My focus here is on Wall Street because it is such a prominent source of speaking income, and because of its salience in today’s news. But the same questions and objections apply to the health-care sector, also a major source of funds, and any other industry the press covers. The damage is to reputation—to the fee-taking journalists and more broadly to journalism itself. “I hate the idea of these guys doing it,” a veteran financial journalist, who doesn’t give speeches for money, told me. “Everyone is wheeling and dealing in this culture. Even a perceived conflict of interest ruins it not only for the journalist, but for journalism. Reputation is everything.”
That’s harsh, but it seems telling that, with the notable exceptions of Gillian Tett, Michael Lewis, and Martin Wolf, most of the journalists I tried to talk to about their speaking appearances resisted comment, or would only talk anonymously—which is a little ironic. One prominent scribe pleaded not to be mentioned at all. (Sorry, no passes.) I still have the bite marks on my neck from a telephone conversation with another who demanded to know whether he was the target of a “hostile inquiry.”
The good news is that leading news organizations have in place strict policies to limit the practice of taking fees for speeches or even to ban it entirely, on the premise that the practice is inherently problematic.
At The Wall Street Journal, Robert Thomson, who was hired as managing editor in 2008, has set the gold standard, decreeing a flat ban on paid speeches.
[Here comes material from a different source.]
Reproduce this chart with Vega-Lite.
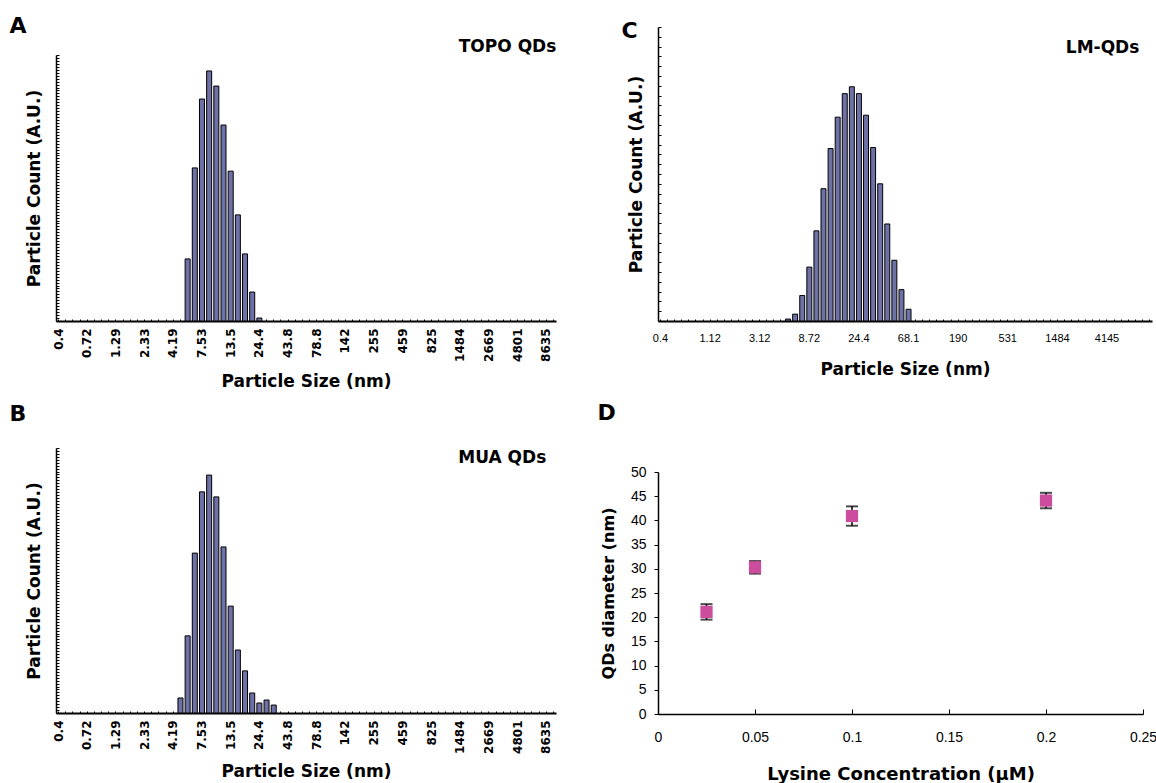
{
  "$schema": "https://vega.github.io/schema/vega-lite/v6.json",
  "padding": {"left": 9, "top": 15, "right": 0, "bottom": 0},
  "background": "white",
  "spacing": 38,
  "datasets": {
    "A": [
      {"size": "5.62", "count": 21}, {"size": "6.5", "count": 51.8}, {"size": "7.53", "count": 75.1},
      {"size": "8.72", "count": 84.6}, {"size": "10.1", "count": 79.5}, {"size": "11.7", "count": 66.3},
      {"size": "13.5", "count": 50.7}, {"size": "15.7", "count": 35.9}, {"size": "18.2", "count": 22.7},
      {"size": "21", "count": 9.8}, {"size": "24.4", "count": 1}
    ],
    "B": [
      {"size": "4.85", "count": 5.1}, {"size": "5.62", "count": 26.2}, {"size": "6.5", "count": 54.3},
      {"size": "7.53", "count": 75.1}, {"size": "8.72", "count": 80.8}, {"size": "10.1", "count": 73.4},
      {"size": "11.7", "count": 56.4}, {"size": "13.5", "count": 36.3}, {"size": "15.7", "count": 21.4},
      {"size": "18.2", "count": 14.3}, {"size": "21", "count": 6.8}, {"size": "24.4", "count": 3.4},
      {"size": "28.2", "count": 4.4}, {"size": "32.7", "count": 2.7}
    ],
    "C": [
      {"size": "5.62", "count": 0.2}, {"size": "6.5", "count": 0.7}, {"size": "7.53", "count": 2.6},
      {"size": "8.72", "count": 5.5}, {"size": "10.1", "count": 9.2}, {"size": "11.7", "count": 13.5},
      {"size": "13.5", "count": 17.6}, {"size": "15.7", "count": 20.8}, {"size": "18.2", "count": 23.2},
      {"size": "21", "count": 23.9}, {"size": "24.4", "count": 23.2}, {"size": "28.2", "count": 21},
      {"size": "32.7", "count": 17.7}, {"size": "37.8", "count": 14}, {"size": "43.8", "count": 9.9},
      {"size": "50.8", "count": 6.2}, {"size": "58.8", "count": 3.2}, {"size": "68.1", "count": 1.2}
    ],
    "D": [
      {"conc": 0.025, "diameter": 21.1, "err": 1.6},
      {"conc": 0.05, "diameter": 30.3, "err": 1.3},
      {"conc": 0.1, "diameter": 40.9, "err": 2.0},
      {"conc": 0.2, "diameter": 44.1, "err": 1.6}
    ]
  },
  "hconcat": [
    {
      "spacing": 12,
      "vconcat": [
        {
          "width": 500, "height": 294,
          "title": {"text": "A", "offset": -11, "dx": -16},
          "layer": [
            {
              "data": {"name": "A"},
              "mark": {"type": "bar", "fill": "#6e71a6", "stroke": "#000", "strokeWidth": 1},
              "encoding": {
                "x": {"field": "size", "type": "ordinal", "sort": null,
                  "scale": {"domain": ["0.4","0.463","0.537","0.621","0.72","0.833","0.965","1.12","1.29","1.5","1.74","2.01","2.33","2.7","3.12","3.62","4.19","4.85","5.62","6.5","7.53","8.72","10.1","11.7","13.5","15.7","18.2","21","24.4","28.2","32.7","37.8","43.8","50.8","58.8","68.1","78.8","91.3","106","122","142","164","190","220","255","295","342","396","459","531","615","712","825","955","1106","1281","1484","1718","1990","2305","2669","3091","3580","4145","4801","5560","6439","7456","8635","10000"], "paddingInner": 0.3, "paddingOuter": 0},
                  "axis": {"title": "Particle Size (nm)", "labelAngle": -90, "labelOverlap": false,
                    "labelExpr": "indexof(['0.4','0.72','1.29','2.33','4.19','7.53','13.5','24.4','43.8','78.8','142','255','459','825','1484','2669','4801','8635'], datum.value) >= 0 ? datum.value : ''",
                    "labelFontSize": 12, "labelFontWeight": "bold", "labelPadding": 9, "tickSize": -2, "domainWidth": 2,
                    "titleFontSize": 17, "titlePadding": 12}},
                "y": {"field": "count", "type": "quantitative", "scale": {"domain": [0, 90], "nice": false, "range": [294, 28]},
                  "axis": {"title": "Particle Count (A.U.)", "labels": false, "tickCount": 90, "tickSize": -3, "domainWidth": 1.5, "titleFontSize": 17, "titlePadding": 12}}
              }
            },
            {
              "data": {"values": [{"label": "TOPO QDs"}]},
              "mark": {"type": "text", "align": "right", "baseline": "middle", "dx": 10, "font": "DejaVu Sans", "fontWeight": "bold", "fontSize": 17, "color": "#000"},
              "encoding": {"x": {"datum": "8635"}, "y": {"datum": 92.7}, "text": {"field": "label"}}
            }
          ]
        },
        {
          "width": 500, "height": 265,
          "title": {"text": "B", "offset": 22, "dx": -16},
          "layer": [
            {
              "data": {"name": "B"},
              "mark": {"type": "bar", "fill": "#6e71a6", "stroke": "#000", "strokeWidth": 1},
              "encoding": {
                "x": {"field": "size", "type": "ordinal", "sort": null,
                  "scale": {"domain": ["0.4","0.463","0.537","0.621","0.72","0.833","0.965","1.12","1.29","1.5","1.74","2.01","2.33","2.7","3.12","3.62","4.19","4.85","5.62","6.5","7.53","8.72","10.1","11.7","13.5","15.7","18.2","21","24.4","28.2","32.7","37.8","43.8","50.8","58.8","68.1","78.8","91.3","106","122","142","164","190","220","255","295","342","396","459","531","615","712","825","955","1106","1281","1484","1718","1990","2305","2669","3091","3580","4145","4801","5560","6439","7456","8635","10000"], "paddingInner": 0.3, "paddingOuter": 0},
                  "axis": {"title": "Particle Size (nm)", "labelAngle": -90, "labelOverlap": false,
                    "labelExpr": "indexof(['0.4','0.72','1.29','2.33','4.19','7.53','13.5','24.4','43.8','78.8','142','255','459','825','1484','2669','4801','8635'], datum.value) >= 0 ? datum.value : ''",
                    "labelFontSize": 12, "labelFontWeight": "bold", "labelPadding": 9, "tickSize": -2, "domainWidth": 2,
                    "titleFontSize": 17, "titlePadding": 10}},
                "y": {"field": "count", "type": "quantitative", "scale": {"domain": [0, 90], "nice": false},
                  "axis": {"title": "Particle Count (A.U.)", "labels": false, "tickCount": 90, "tickSize": -3, "domainWidth": 1.5, "titleFontSize": 17, "titlePadding": 12}}
              }
            },
            {
              "data": {"values": [{"label": "MUA QDs"}]},
              "mark": {"type": "text", "align": "right", "baseline": "middle", "font": "DejaVu Sans", "fontWeight": "bold", "fontSize": 17, "color": "#000"},
              "encoding": {"x": {"datum": "8635"}, "y": {"datum": 86.6}, "text": {"field": "label"}}
            }
          ]
        }
      ]
    },
    {
      "spacing": 25,
      "vconcat": [
        {
          "width": 494, "height": 294,
          "title": {"text": "C", "offset": -16, "dx": -6},
          "layer": [
            {
              "data": {"name": "C"},
              "mark": {"type": "bar", "fill": "#6e71a6", "stroke": "#000", "strokeWidth": 1},
              "encoding": {
                "x": {"field": "size", "type": "ordinal", "sort": null,
                  "scale": {"domain": ["0.4","0.463","0.537","0.621","0.72","0.833","0.965","1.12","1.29","1.5","1.74","2.01","2.33","2.7","3.12","3.62","4.19","4.85","5.62","6.5","7.53","8.72","10.1","11.7","13.5","15.7","18.2","21","24.4","28.2","32.7","37.8","43.8","50.8","58.8","68.1","78.8","91.3","106","122","142","164","190","220","255","295","342","396","459","531","615","712","825","955","1106","1281","1484","1718","1990","2305","2669","3091","3580","4145","4801","5560","6439","7456","8635","10000"], "paddingInner": 0.3, "paddingOuter": 0},
                  "axis": {"title": "Particle Size (nm)", "labelAngle": 0, "labelOverlap": false,
                    "labelExpr": "indexof(['0.4','1.12','3.12','8.72','24.4','68.1','190','531','1484','4145'], datum.value) >= 0 ? datum.value : ''",
                    "labelFont": "Liberation Sans", "labelFontSize": 11, "labelPadding": 13, "tickSize": -2, "domainWidth": 2,
                    "titleFontSize": 17, "titlePadding": 18}},
                "y": {"field": "count", "type": "quantitative", "scale": {"domain": [0, 30], "nice": false},
                  "axis": {"title": "Particle Count (A.U.)", "labels": false, "tickCount": 30, "tickSize": -3, "domainWidth": 1.5, "titleFontSize": 17, "titlePadding": 12}}
              }
            },
            {
              "data": {"values": [{"label": "LM-QDs"}]},
              "mark": {"type": "text", "align": "right", "baseline": "middle", "dx": 4, "font": "DejaVu Sans", "fontWeight": "bold", "fontSize": 17, "color": "#000"},
              "encoding": {"x": {"datum": "7456"}, "y": {"datum": 27.9}, "text": {"field": "label"}}
            }
          ]
        },
        {
          "width": 485, "height": 242,
          "title": {"text": "D", "offset": 40, "dx": -3},
          "data": {"name": "D"},
          "encoding": {
            "x": {"field": "conc", "type": "quantitative", "scale": {"domain": [0, 0.25], "nice": false},
              "axis": {"title": "Lysine Concentration (µM)", "values": [0, 0.05, 0.1, 0.15, 0.2, 0.25], "format": "~g", "labelOverlap": false, "labelFlush": false,
                "labelFont": "Liberation Sans", "labelFontSize": 14, "labelPadding": 21, "tickSize": -5, "domainWidth": 1.5,
                "titleFontSize": 18, "titlePadding": 21}},
            "y": {"field": "diameter", "type": "quantitative", "scale": {"domain": [0, 50], "nice": false},
              "axis": {"title": "QDs diameter (nm)", "values": [0, 5, 10, 15, 20, 25, 30, 35, 40, 45, 50], "labelOverlap": false,
                "labelFont": "Liberation Sans", "labelFontSize": 14, "labelPadding": 8, "tickSize": 4, "domainWidth": 1.5,
                "titleFontSize": 16, "titlePadding": 14}}
          },
          "layer": [
            {
              "mark": {"type": "errorbar", "color": "#000", "ticks": {"size": 12, "thickness": 2, "color": "#000"}, "rule": {"strokeWidth": 1.5}},
              "encoding": {"yError": {"field": "err"}}
            },
            {
              "mark": {"type": "point", "shape": "square", "filled": true, "size": 150, "color": "#cc4c9e", "opacity": 1}
            }
          ]
        }
      ]
    }
  ],
  "config": {
    "view": {"stroke": null},
    "axis": {"grid": false, "domainColor": "#000", "tickColor": "#000", "labelColor": "#000", "titleColor": "#000",
      "titleFont": "DejaVu Sans", "titleFontWeight": "bold", "labelFont": "DejaVu Sans"},
    "title": {"font": "DejaVu Sans", "fontWeight": "bold", "fontSize": 22, "anchor": "start", "frame": "bounds", "color": "#000", "baseline": "bottom"}
  }
}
Staff under his watch can’t take fees for speeches from any source, profit or nonprofit—not even if they give the money to charity—and they can’t take payments for travel or other expenses. “If we think a speech is important for us to do, we do it on our dime, to avoid any possible conflict,” says Alan Murray, a deputy managing editor at the paper. Editorial-page staffers are permitted to take speaking fees from nonprofits but not from for-profits.
At Bloomberg, the company handbook, The Bloomberg Way, states that “Bloomberg journalists may not accept speaking fees” or payment for expenses from any source. There is, however, a loophole: The policy does not cover regular Bloomberg View contributors, a spokeswoman said. Clive Crook, for instance, is a featured columnist who writes about economic policy and financial affairs and is a member of the Bloomberg View editorial board but not a full-time Bloomberg staffer; he is thus allowed to give paid speeches to financial firms and does so.
CNBC, which features wall-to-wall coverage of the financial markets, also has admirably tight standards. If star anchor Maria Bartiromo wants to speak at an event for investors, that’s fine, with permission from her bosses, but she cannot be paid. And this rule applies to events sponsored by any other business interest as well as nonprofits.
The bad news is that these institutional ethical standards are likely to become less meaningful as the number of salaried journalists continues to shrink and the ranks of independent journalists, without a permanent staff affiliation, continue to grow. These reporters are free to effectively draft their own ethics policies. In such a media universe, the ethical trajectory is apt to be downward, as experience suggests that it is corporate management that provides the hard push for strict standards.
John Harwood, of CNBC and The New York Times, can attest to the reluctance of journalists to clean up their acts on this front. Back in the mid-1990s, as a Wall Street Journal staffer, he ran for a seat on a committee of correspondents that set the standards for issuing daily press passes to congressional reporters. His sound but un-winning platform: require journalists to disclose sources of outside income, including speaking engagements. His colleagues rejected him for the position.
Speaking fees are “to me more an appearance issue than an actual conflict,” Harwood recently told me, “but nobody should be under the illusion that our credibility doesn’t need shoring up.” Harwood was the journalist, at a GOP debate back in November, who pointedly asked Newt Gingrich what he did for all that consulting dough from Freddie Mac. It’s a good thing he was the one asking that question, with his unimpeachable record of not taking money from the financial industry or other sources. He was throwing a stone, as we journalists are supposed to do in our line of work, and thankfully he was invulnerable to any thrown back at him.